- [TASK BRIEF] Retype the data that follows line by line, exactly, and leave its pictures out.

- [GIVEN MATERIAL]
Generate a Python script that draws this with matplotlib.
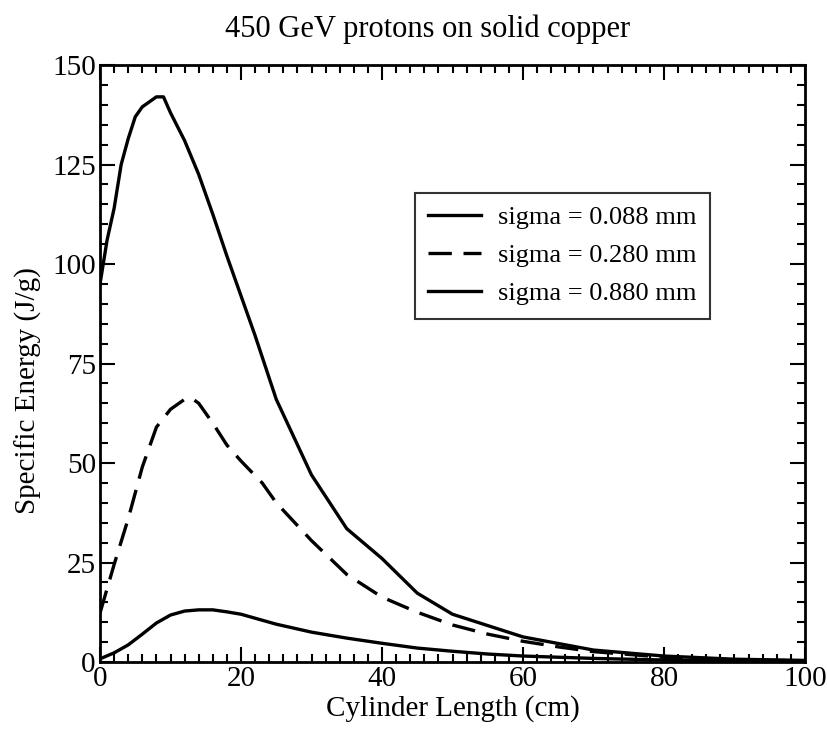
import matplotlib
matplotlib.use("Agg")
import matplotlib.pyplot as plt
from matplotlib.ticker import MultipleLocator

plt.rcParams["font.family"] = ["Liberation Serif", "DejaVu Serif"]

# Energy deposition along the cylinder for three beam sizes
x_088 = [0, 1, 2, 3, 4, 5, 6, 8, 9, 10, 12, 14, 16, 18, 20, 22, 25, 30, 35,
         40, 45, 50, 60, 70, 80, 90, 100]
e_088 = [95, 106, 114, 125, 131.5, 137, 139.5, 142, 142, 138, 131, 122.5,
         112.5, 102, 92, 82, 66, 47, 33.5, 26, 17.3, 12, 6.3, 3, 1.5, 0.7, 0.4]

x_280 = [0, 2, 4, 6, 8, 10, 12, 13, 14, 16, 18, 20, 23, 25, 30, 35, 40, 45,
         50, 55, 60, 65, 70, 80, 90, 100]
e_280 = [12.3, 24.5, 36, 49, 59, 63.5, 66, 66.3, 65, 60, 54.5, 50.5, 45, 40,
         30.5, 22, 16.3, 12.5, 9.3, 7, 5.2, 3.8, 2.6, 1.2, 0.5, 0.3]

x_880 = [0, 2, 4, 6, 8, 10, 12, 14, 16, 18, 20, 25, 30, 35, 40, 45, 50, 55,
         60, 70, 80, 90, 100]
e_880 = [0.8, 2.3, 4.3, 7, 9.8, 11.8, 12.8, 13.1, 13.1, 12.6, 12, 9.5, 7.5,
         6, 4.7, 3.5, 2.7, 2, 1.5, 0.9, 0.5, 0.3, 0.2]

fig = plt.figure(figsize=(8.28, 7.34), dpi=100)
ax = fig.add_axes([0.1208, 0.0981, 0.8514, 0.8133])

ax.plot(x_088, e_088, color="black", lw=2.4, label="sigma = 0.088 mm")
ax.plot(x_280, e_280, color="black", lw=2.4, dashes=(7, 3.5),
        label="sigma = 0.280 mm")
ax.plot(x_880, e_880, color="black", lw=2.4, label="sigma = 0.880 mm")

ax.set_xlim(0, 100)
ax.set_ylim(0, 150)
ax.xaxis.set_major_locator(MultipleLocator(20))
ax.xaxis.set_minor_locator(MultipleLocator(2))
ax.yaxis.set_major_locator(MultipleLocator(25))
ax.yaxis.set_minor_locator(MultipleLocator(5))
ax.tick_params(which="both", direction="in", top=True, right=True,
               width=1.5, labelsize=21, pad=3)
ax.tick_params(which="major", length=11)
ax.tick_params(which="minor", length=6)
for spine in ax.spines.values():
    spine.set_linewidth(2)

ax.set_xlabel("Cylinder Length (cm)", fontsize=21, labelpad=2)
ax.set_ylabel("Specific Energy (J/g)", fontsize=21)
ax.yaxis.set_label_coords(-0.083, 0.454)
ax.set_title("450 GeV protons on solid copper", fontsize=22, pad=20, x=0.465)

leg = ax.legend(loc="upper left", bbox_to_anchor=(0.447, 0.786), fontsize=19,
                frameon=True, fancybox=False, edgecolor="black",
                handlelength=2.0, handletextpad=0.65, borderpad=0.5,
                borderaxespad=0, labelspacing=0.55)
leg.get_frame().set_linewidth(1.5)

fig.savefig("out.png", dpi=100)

- [RESPONSE TO THE TASK]
Generate a Python script that draws this with matplotlib.
import matplotlib
matplotlib.use("Agg")
import matplotlib.pyplot as plt
from matplotlib.ticker import MultipleLocator

plt.rcParams["font.family"] = ["Liberation Serif", "DejaVu Serif"]

# Energy deposition along the cylinder for three beam sizes
x_088 = [0, 1, 2, 3, 4, 5, 6, 8, 9, 10, 12, 14, 16, 18, 20, 22, 25, 30, 35,
         40, 45, 50, 60, 70, 80, 90, 100]
e_088 = [95, 106, 114, 125, 131.5, 137, 139.5, 142, 142, 138, 131, 122.5,
         112.5, 102, 92, 82, 66, 47, 33.5, 26, 17.3, 12, 6.3, 3, 1.5, 0.7, 0.4]

x_280 = [0, 2, 4, 6, 8, 10, 12, 13, 14, 16, 18, 20, 23, 25, 30, 35, 40, 45,
         50, 55, 60, 65, 70, 80, 90, 100]
e_280 = [12.3, 24.5, 36, 49, 59, 63.5, 66, 66.3, 65, 60, 54.5, 50.5, 45, 40,
         30.5, 22, 16.3, 12.5, 9.3, 7, 5.2, 3.8, 2.6, 1.2, 0.5, 0.3]

x_880 = [0, 2, 4, 6, 8, 10, 12, 14, 16, 18, 20, 25, 30, 35, 40, 45, 50, 55,
         60, 70, 80, 90, 100]
e_880 = [0.8, 2.3, 4.3, 7, 9.8, 11.8, 12.8, 13.1, 13.1, 12.6, 12, 9.5, 7.5,
         6, 4.7, 3.5, 2.7, 2, 1.5, 0.9, 0.5, 0.3, 0.2]

fig = plt.figure(figsize=(8.28, 7.34), dpi=100)
ax = fig.add_axes([0.1208, 0.0981, 0.8514, 0.8133])

ax.plot(x_088, e_088, color="black", lw=2.4, label="sigma = 0.088 mm")
ax.plot(x_280, e_280, color="black", lw=2.4, dashes=(7, 3.5),
        label="sigma = 0.280 mm")
ax.plot(x_880, e_880, color="black", lw=2.4, label="sigma = 0.880 mm")

ax.set_xlim(0, 100)
ax.set_ylim(0, 150)
ax.xaxis.set_major_locator(MultipleLocator(20))
ax.xaxis.set_minor_locator(MultipleLocator(2))
ax.yaxis.set_major_locator(MultipleLocator(25))
ax.yaxis.set_minor_locator(MultipleLocator(5))
ax.tick_params(which="both", direction="in", top=True, right=True,
               width=1.5, labelsize=21, pad=3)
ax.tick_params(which="major", length=11)
ax.tick_params(which="minor", length=6)
for spine in ax.spines.values():
    spine.set_linewidth(2)

ax.set_xlabel("Cylinder Length (cm)", fontsize=21, labelpad=2)
ax.set_ylabel("Specific Energy (J/g)", fontsize=21)
ax.yaxis.set_label_coords(-0.083, 0.454)
ax.set_title("450 GeV protons on solid copper", fontsize=22, pad=20, x=0.465)

leg = ax.legend(loc="upper left", bbox_to_anchor=(0.447, 0.786), fontsize=19,
                frameon=True, fancybox=False, edgecolor="black",
                handlelength=2.0, handletextpad=0.65, borderpad=0.5,
                borderaxespad=0, labelspacing=0.55)
leg.get_frame().set_linewidth(1.5)

fig.savefig("out.png", dpi=100)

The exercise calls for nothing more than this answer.